Pensione part-time: il modello scandinavo
Nei Paesi scandinavi, come Norvegia e Svezia, il concetto di pensionamento “part time” è stato sperimentato con successo per diversi anni, prevedendo una graduale riduzione dell’orario di lavoro nell’arco di due o tre anni. Un esempio concreto arriva dalla Svezia, dove i dipendenti pubblici possono richiedere una pensione parziale continuando a lavorare almeno il 50% delle ore previste dal loro contratto.

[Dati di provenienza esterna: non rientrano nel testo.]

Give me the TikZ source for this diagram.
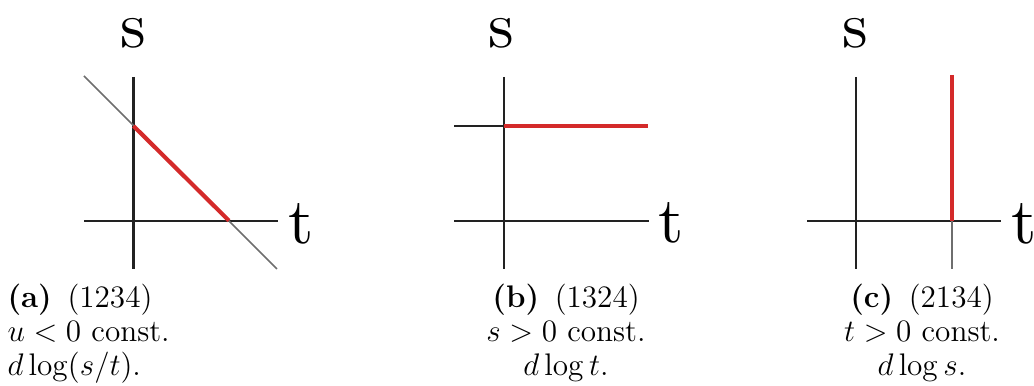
\documentclass[tikz,border=0pt]{standalone}
\usepackage{amsmath}
\usetikzlibrary{positioning}

\font\axisfont=cmr10 at 25pt
\definecolor{axisgray}{HTML}{222222}
\definecolor{linegray}{HTML}{6E6E6E}
\definecolor{constred}{HTML}{D42A2A}

\begin{document}
\begin{tikzpicture}[x=0.01352cm, y=-0.01352cm,
	axis/.style={line width=0.8pt, axisgray},
	guide/.style={line width=0.65pt, linegray},
	constline/.style={line width=1.6pt, constred},
	axlabel/.style={inner sep=0pt, font=\axisfont},
	caption/.style={inner sep=0pt, font=\fontsize{12}{14}\selectfont}]

	\useasboundingbox (0,0) rectangle (1034,386);

	% (a) u constante: recta de pendiente -1
	\draw[axis] (84,220.7) -- (278,220.7);
	\draw[axis] (133.5,77) -- (133.5,269);
	\draw[guide] (84,76) -- (277,269);
	\draw[constline] (133.5,126) -- (229,220.7);
	\node[axlabel] (sa) at (133.5,33.5) {s};
	\node[axlabel] (ta) at (301.5,224) {t};

	% (b) s constante
	\draw[axis] (454,220.7) -- (649,220.7);
	\draw[axis] (504,77) -- (504,269);
	\draw[axis] (454,125.7) -- (504,125.7);
	\draw[constline] (504,125.7) -- (648,125.7);
	\node[axlabel] (sb) at (501.5,33.5) {s};
	\node[axlabel] (tb) at (671,223) {t};

	% (c) t constante
	\draw[axis] (807,220.7) -- (1001,220.7);
	\draw[axis] (856,77) -- (856,269);
	\draw[guide] (952,220.7) -- (952,269);
	\draw[constline] (952,75) -- (952,220.7);
	\node[axlabel] (sc) at (855,33.5) {s};
	\node[axlabel] (tc) at (1024,224) {t};

	% subtitulos
	\node[caption, anchor=base west] (capa1) at (7,308) {\textbf{(a)}\enspace(1234)};
	\node[caption, anchor=base west] (capa2) at (7,342) {$u<0$ const.};
	\node[caption, anchor=base west] (capa3) at (7,376) {$d\log(s/t)$.};

	\node[caption, anchor=base] (capb1) at (566,308) {\textbf{(b)}\enspace(1324)};
	\node[caption, anchor=base] (capb2) at (566,342) {$s>0$ const.};
	\node[caption, anchor=base] (capb3) at (566,376) {$d\log t$.};

	\node[caption, anchor=base] (capc1) at (922,308) {\textbf{(c)}\enspace(2134)};
	\node[caption, anchor=base] (capc2) at (922,342) {$t>0$ const.};
	\node[caption, anchor=base] (capc3) at (922,376) {$d\log s$.};
\end{tikzpicture}
\end{document}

La richiesta può essere avanzata dal mese in cui il dipendente compie 61 anni fino al mese precedente a quello in cui compie 65 anni, età in cui può andare regolarmente in pensione. Il livello di pensione parziale richiesto può variare dal 10% al 50% dell’orario previsto dal contratto e l’importo ricevuto dipende dalle ore lavorate.
In pratica, il dipendente non smette del tutto di lavorare, ma riduce progressivamente le ore fino al raggiungimento dell’età pensionabile, creando un sistema misto di lavoro e pensione. Ciò facilita il passaggio delle competenze e favorisce il ricambio generazionale. Una volta concessa la pensione parziale, il dipendente viene considerato a tempo parziale e l’orario viene rimodulato in base alle esigenze dell’azienda.
Applicazione in Italia
Tuttavia, uno dei principali ostacoli di attuare anche in Italia una sorta di pensione part time sul modello scandinavo sono i costi associati. La seconda Finanziaria del governo Meloni prevede già un budget di due miliardi di euro per la previdenza, escludendo la rivalutazione delle pensioni, che potrebbe richiedere fino a 13 miliardi di euro.